WORK INSTRUCTIONS: Leaving the pictures out, print the lines from the first line of the listing through the line containing "const tStep = 0.00005;", exactly as they read, and no others.
##############################
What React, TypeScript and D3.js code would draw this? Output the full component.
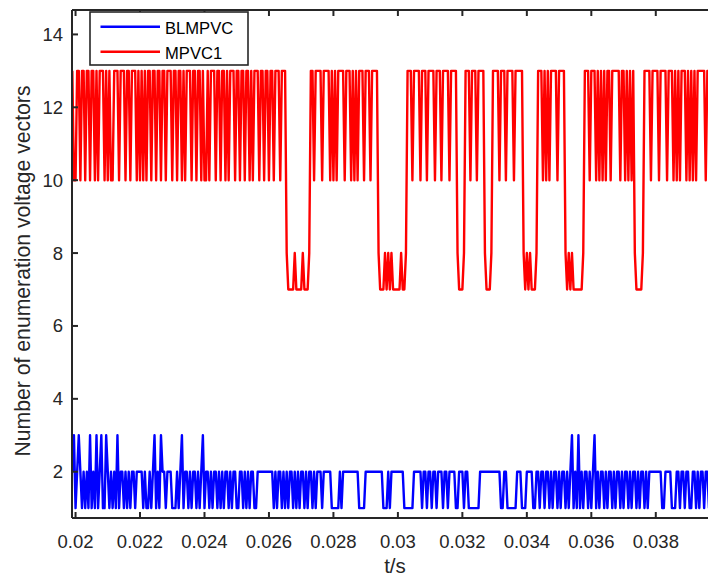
import React from "react";
import * as d3 from "d3";

// time axis: uniform sampling
const tStart = 0.0199;
const tStep = 0.00005;

const blmpvc = [
  2,3,1,2,3,2,1,2,1,2,
  1,3,1,2,1,3,1,2,3,1,
  1,3,2,1,2,1,2,1,3,1,
  2,2,1,2,1,2,1,2,2,1,
  2,2,2,2,1,2,1,1,2,1,
  2,3,1,2,1,3,2,2,1,2,
  2,2,1,1,1,2,1,2,3,1,
  2,2,1,2,1,2,2,1,2,1,
  2,3,1,2,2,1,2,1,2,2,
  1,2,1,2,1,2,2,1,2,1,
  2,2,1,1,2,2,1,2,1,2,
  1,2,2,1,1,2,2,2,2,2,
  2,2,2,2,2,1,2,1,2,2,
  1,2,1,2,1,2,2,1,2,1,
  2,1,2,2,1,2,1,2,2,1,
  2,1,2,2,2,1,2,2,2,2,
  2,1,1,1,1,1,2,1,2,2,
  2,2,2,2,2,2,2,2,1,1,
  1,1,2,2,2,2,2,2,2,2,
  2,2,2,1,1,1,2,1,2,2,
  2,2,2,2,2,2,1,1,1,1,
  1,1,2,2,2,2,2,1,2,2,
  1,2,2,1,2,2,1,2,2,2,
  1,2,2,1,2,2,2,2,1,1,
  2,2,2,1,2,2,1,1,1,1,
  1,1,1,2,2,2,2,2,2,2,
  2,2,2,2,2,2,1,1,2,2,
  1,1,1,1,1,1,2,2,2,1,
  1,1,2,2,2,2,1,1,2,2,
  1,2,2,1,2,2,1,2,1,2,
  2,1,2,1,2,2,1,2,1,2,
  3,1,2,1,3,1,2,1,2,2,
  1,2,1,2,3,1,2,1,2,2,
  1,2,1,2,2,1,2,1,2,2,
  1,2,1,2,2,1,2,1,2,2,
  1,2,1,2,2,1,2,1,2,2,
  2,2,2,2,2,2,1,1,2,2,
  2,2,1,1,1,2,2,1,2,2,
  1,2,2,1,1,2,2,1,2,1,
  2,2,1,2,2,1,
];

const mpvc1 = [
  13,10,10,13,13,10,13,13,10,13,
  13,10,13,13,10,13,10,13,13,13,
  10,13,10,13,10,10,13,13,13,10,
  13,13,13,10,13,13,10,13,13,13,
  10,13,10,13,10,13,10,13,13,10,
  13,13,10,13,13,10,13,13,10,13,
  13,13,10,13,13,10,13,13,10,13,
  10,13,13,13,10,13,13,10,13,13,
  10,13,10,10,13,10,13,13,13,10,
  13,13,10,13,13,10,13,10,13,13,
  13,10,13,13,10,13,13,10,13,13,
  10,13,10,13,13,13,10,13,13,10,
  13,13,10,13,13,10,13,13,13,10,
  13,13,13,8,7,7,7,7,8,7,
  7,7,7,8,7,7,7,8,13,13,
  10,13,13,13,13,10,13,13,13,13,
  10,13,10,13,10,13,13,13,13,10,
  13,13,13,10,13,10,13,10,13,13,
  13,10,13,13,13,10,13,13,13,13,
  8,7,7,7,8,7,8,7,8,7,
  7,7,7,7,8,7,7,8,13,13,
  13,10,13,13,13,13,10,13,13,13,
  10,13,13,13,13,10,13,13,13,10,
  13,13,13,13,10,13,13,13,13,8,
  7,7,7,8,13,13,13,10,13,13,
  13,10,13,13,13,13,8,7,7,7,
  8,13,13,13,13,10,13,13,13,10,
  13,13,13,13,10,13,13,13,13,13,
  8,7,8,7,8,7,7,7,8,13,
  13,13,10,13,10,13,10,13,13,13,
  13,10,13,13,13,13,8,7,8,7,
  8,7,7,7,7,7,7,8,13,13,
  13,10,13,13,13,10,13,10,13,10,
  13,10,13,13,10,13,13,13,13,13,
  10,13,13,10,13,10,13,10,13,8,
  7,7,7,7,8,13,13,13,13,10,
  13,13,13,13,10,13,13,13,13,10,
  13,13,13,10,13,10,13,10,13,13,
  13,10,13,10,13,10,13,10,13,13,
  13,13,13,10,13,13,
];

const seriesNames = ["BLMPVC", "MPVC1"];
const seriesColors = ["#0000ff", "#ff0000"];
const xTicks = [0.02, 0.022, 0.024, 0.026, 0.028, 0.03, 0.032, 0.034, 0.036, 0.038];
const xTickLabels = ["0.02", "0.022", "0.024", "0.026", "0.028", "0.03", "0.032", "0.034", "0.036", "0.038"];
const yTicks = [2, 4, 6, 8, 10, 12, 14];
const xLabel = "t/s";
const yLabel = "Number of enumeration voltage vectors";

const FONT = "'Liberation Sans', Arial, Helvetica, sans-serif";
const AX = "#262626";

export default function App() {
  const W = 708, H = 577;
  const L = 72, R = 718, T = 10, B = 518;
  const x = d3.scaleLinear().domain([0.01989, 0.03993]).range([L, R]);
  const y = d3.scaleLinear().domain([0.73, 14.67]).range([B, T]);
  const line = d3
    .line<number>()
    .x((_, i) => x(tStart + i * tStep))
    .y((d) => y(d));
  const series = [blmpvc, mpvc1];
  const tickLen = 6;

  return (
    <svg
      width={W}
      height={H}
      viewBox={`0 0 ${W} ${H}`}
      style={{ position: "absolute", left: 0, top: 0, display: "block", background: "#fff" }}
    >
      <rect x={0} y={0} width={W} height={H} fill="#fff" />
      <defs>
        <clipPath id="plotclip">
          <rect x={L} y={T} width={R - L} height={B - T} />
        </clipPath>
      </defs>
      <g clipPath="url(#plotclip)">
        {series.map((s, k) => (
          <path
            key={k}
            d={line(s) || ""}
            fill="none"
            stroke={seriesColors[k]}
            strokeWidth={2.4}
            strokeLinejoin="round"
          />
        ))}
      </g>
      {/* axes box */}
      <g stroke={AX} strokeWidth={2} fill="none">
        <line x1={L} y1={T} x2={L} y2={B} />
        <line x1={L} y1={B} x2={R} y2={B} />
        <line x1={L} y1={T} x2={R} y2={T} />
        <line x1={R} y1={T} x2={R} y2={B} />
        {xTicks.map((t, i) => (
          <g key={"xt" + i}>
            <line x1={x(t)} x2={x(t)} y1={B} y2={B - tickLen} />
            <line x1={x(t)} x2={x(t)} y1={T} y2={T + tickLen} />
          </g>
        ))}
        {yTicks.map((v, i) => (
          <g key={"yt" + i}>
            <line x1={L} x2={L + tickLen} y1={y(v)} y2={y(v)} />
            <line x1={R} x2={R - tickLen} y1={y(v)} y2={y(v)} />
          </g>
        ))}
      </g>
      <g fontFamily={FONT} fontSize={18.5} fill={AX}>
        {xTicks.map((t, i) => (
          <text key={"xl" + i} x={x(t)} y={548} textAnchor="middle">
            {xTickLabels[i]}
          </text>
        ))}
        {yTicks.map((v, i) => (
          <text key={"yl" + i} x={63} y={y(v)} textAnchor="end" dominantBaseline="central">
            {String(v)}
          </text>
        ))}
      </g>
      <text x={(L + R) / 2} y={573} textAnchor="middle" fontFamily={FONT} fontSize={20.5} fill={AX}>
        {xLabel}
      </text>
      <text
        transform={`translate(30, 271) rotate(-90)`}
        textAnchor="middle"
        fontFamily={FONT}
        fontSize={21.2}
        fill={AX}
      >
        {yLabel}
      </text>
      {/* legend */}
      <g>
        <rect x={90} y={12} width={158} height={53} fill="#fff" stroke={AX} strokeWidth={1.6} />
        {seriesNames.map((n, k) => (
          <g key={"lg" + k}>
            <line
              x1={100.5}
              x2={160}
              y1={26.7 + k * 25}
              y2={26.7 + k * 25}
              stroke={seriesColors[k]}
              strokeWidth={2.4}
            />
            <text x={165} y={34 + k * 25.3} fontFamily={FONT} fontSize={16.6} fill="#000">
              {n}
            </text>
          </g>
        ))}
      </g>
    </svg>
  );
}
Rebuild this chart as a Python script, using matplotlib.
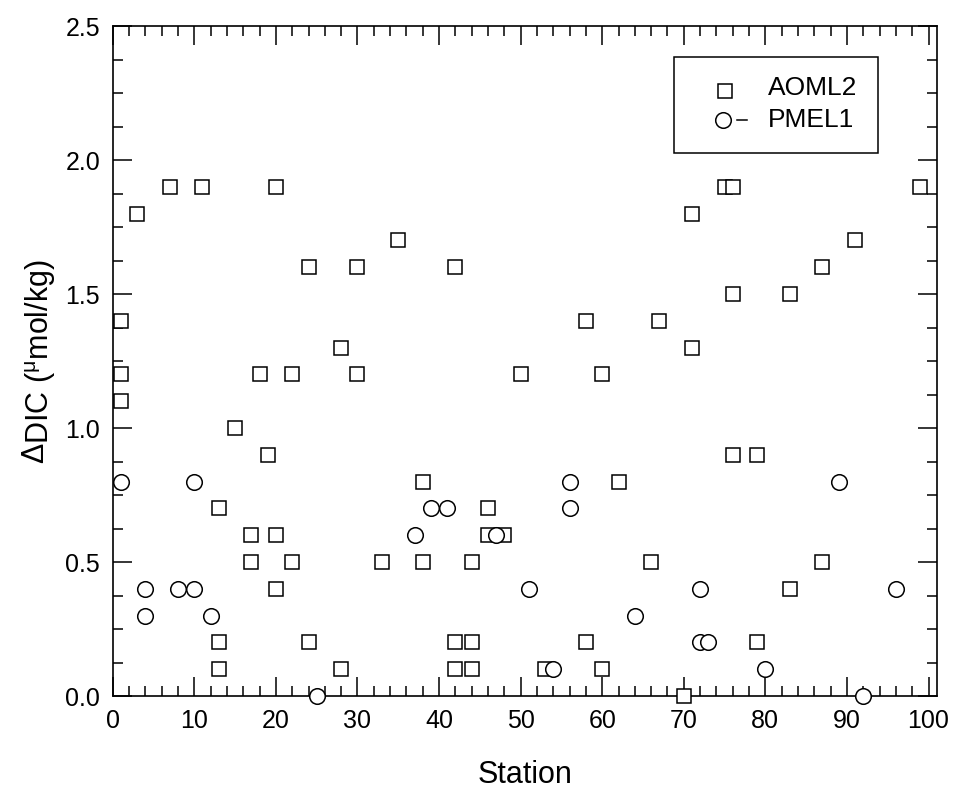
##############################
WRITTEN SOLUTION:
What React, TypeScript and D3.js code would draw this? Output the full component.
import React from "react";
import * as d3 from "d3";

// time axis: uniform sampling
const tStart = 0.0199;
const tStep = 0.00005;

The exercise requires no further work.